When I first heard this movie was getting made, I let out my aggravated sigh reserved exclusively for the horrible movie trifecta: sequels, remakes, and movies based on toys and games. Hollywood is insistent on wasting large gobs of money on properties that already have an audience. They don’t necessarily care about what is being made, just as long as they can sell it. Instead of taking chances on original ideas, Hollywood studios are content with just releasing hashed out crap. I thought this movie was going to be the same as Battleship, Transformers, and all of the sub par superhero movies out there. I am happy to say that the aggravated sigh was not necessary nor is a long angry diatribe about turning an art into commerce. Yay!
In Lego City, a young man lives identically to the neighbors and co-workers around him. Emmett follows a plan laid out in Lego manual style in order to live a good life. This manual is followed by everyone else. In this manual, you see how to start one’s morning, what music to listen to, and the best way to do his job. Emmett is shaken out of his zombie like existence by a young woman, named Wyldstyle. Emmett discovers Wyldstyle outside of his construction site searching for something. Instantly attracted to her, he tries to talk to her, only to fall into a very large hole and find the piece of resistance. This piece of resistance is makes him into a Neo-like one, and Wyldstyle wakes him up to a world completely unknown to him. This world is the world of hodge-podge and creativity. It is the world of the Master Builders, people who make unique structures that don’t follow any guidelines. Emmett must now find the Master Builder inside himself in order to save his Lego city from President/Lord Business, the evil mastermind who wants everything to be perfect and undeviating from the plan.

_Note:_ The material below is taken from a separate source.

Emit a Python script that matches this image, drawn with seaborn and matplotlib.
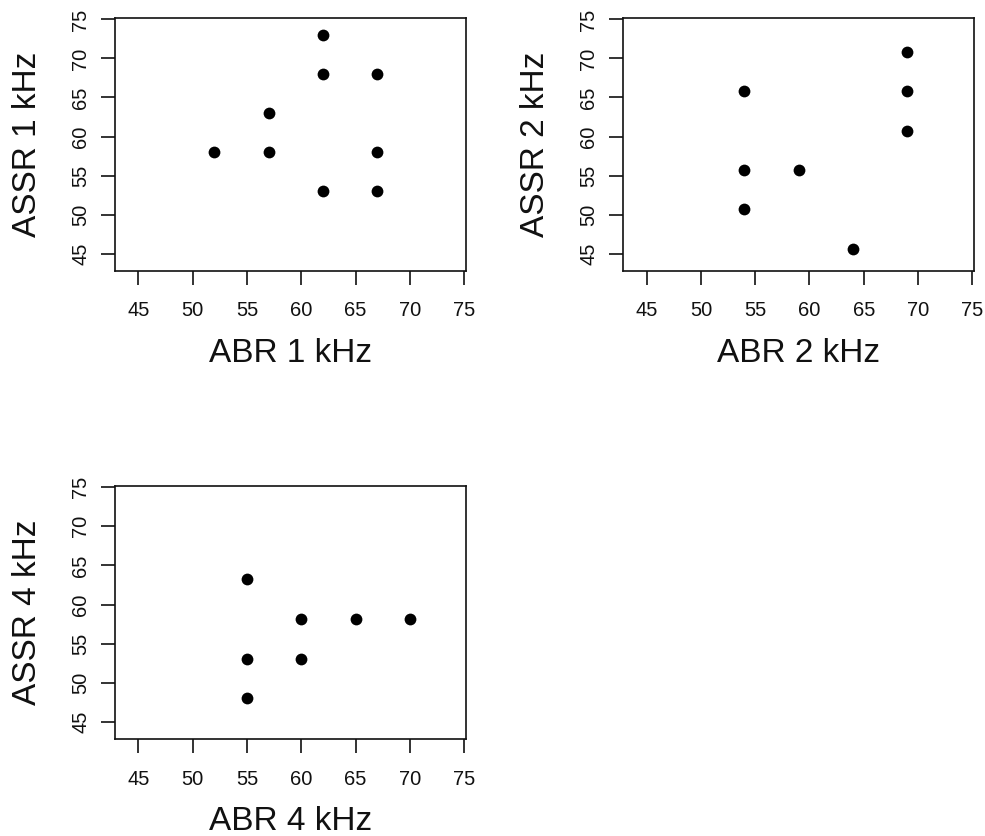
import matplotlib
matplotlib.use("Agg")
import matplotlib.pyplot as plt
import seaborn as sns
import pandas as pd

# ── data ──────────────────────────────────────────────────────────────────────
abr_1k  = [52, 57, 57, 62, 62, 62, 67, 67, 67]
assr_1k = [58, 63, 58, 73, 68, 53, 68, 58, 53]

abr_2k  = [54, 54, 54, 59, 64, 69, 69, 69]
assr_2k = [65.8, 55.7, 50.7, 55.7, 45.6, 70.8, 65.8, 60.7]

abr_4k  = [55, 55, 55, 60, 60, 65, 70]
assr_4k = [63.3, 53.1, 48.1, 58.1, 53.1, 58.1, 58.1]

ticks = [45, 50, 55, 60, 65, 70, 75]

# ── style ─────────────────────────────────────────────────────────────────────
sns.set_style("ticks")
plt.rcParams["font.family"] = ["Liberation Sans", "DejaVu Sans"]

fig = plt.figure(figsize=(9.85, 8.36), dpi=100)

panels = [
    (abr_1k, assr_1k, "ABR 1 kHz", "ASSR 1 kHz", [0.1168, 0.6762, 0.356, 0.3019]),
    (abr_2k, assr_2k, "ABR 2 kHz", "ASSR 2 kHz", [0.6328, 0.6762, 0.356, 0.3019]),
    (abr_4k, assr_4k, "ABR 4 kHz", "ASSR 4 kHz", [0.1168, 0.1157, 0.356, 0.3030]),
]

for x, y, xl, yl, rect in panels:
    ax = fig.add_axes(rect)
    df = pd.DataFrame({"x": x, "y": y})
    sns.scatterplot(data=df, x="x", y="y", ax=ax, color="black",
                    s=72, linewidth=0, marker="o")
    ax.set_xlim(42.85, 75.15)
    ax.set_ylim(42.8, 75.15)
    ax.set_xticks(ticks)
    ax.set_yticks(ticks)
    ax.tick_params(axis="both", direction="out", length=10, width=1.2,
                   color="#111111", labelsize=14.5, labelcolor="#111111")
    ax.tick_params(axis="x", pad=12)
    ax.tick_params(axis="y", pad=8)
    for lab in ax.get_yticklabels():
        lab.set_rotation(90)
        lab.set_va("center")
    for sp in ax.spines.values():
        sp.set_linewidth(1.2)
        sp.set_color("#111111")
    ax.set_xlabel(xl, fontsize=24, color="#111111")
    ax.set_ylabel(yl, fontsize=24, color="#111111")
    ax.xaxis.set_label_coords(0.5, -0.265)
    ax.yaxis.set_label_coords(-0.205, 0.5)
    ax.xaxis.label.set_va("top")

fig.savefig("out.png", dpi=100, facecolor="white")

Nostalgia and reference plays an important part in making this film enjoyable for adults. Whether it was a childhood obsession or a tool to torture your siblings by breaking what they made, Lego was a big part of growing up for most Americans. Being able to sit in your room or dark basement and play for hours, making up silly stories with the objects you built yourself, is woven into our collective unconscious (at least my generation’s). Everything from the breakneck speed of the plot, the voice of Batman, and the crazy objects the Master Builders build can be taken from this time in our lives. Although nostalgia is present in almost every scene, it used to drive the plot instead of being inserted as a non-plot distraction a la Family Guy. The Hall of Relics that Lord Business collects (it is a room full of weird objects that usually made it into a person’s Lego bin. Band-aids, paper clips, and various little trinkets all appear in this Hall of Relics) is introduced early on and becomes an integral part of the plot later on in the movie. Nostalgia not only helps the plot but also the themes of the movie. Being able to create weird objects and redesign established Lego sets helps the characters realize that being different or creative is not things to reject. It is not enough that they just told a good story, but they did it while helping you to remember a happier time in your life. This is why the movie is so great.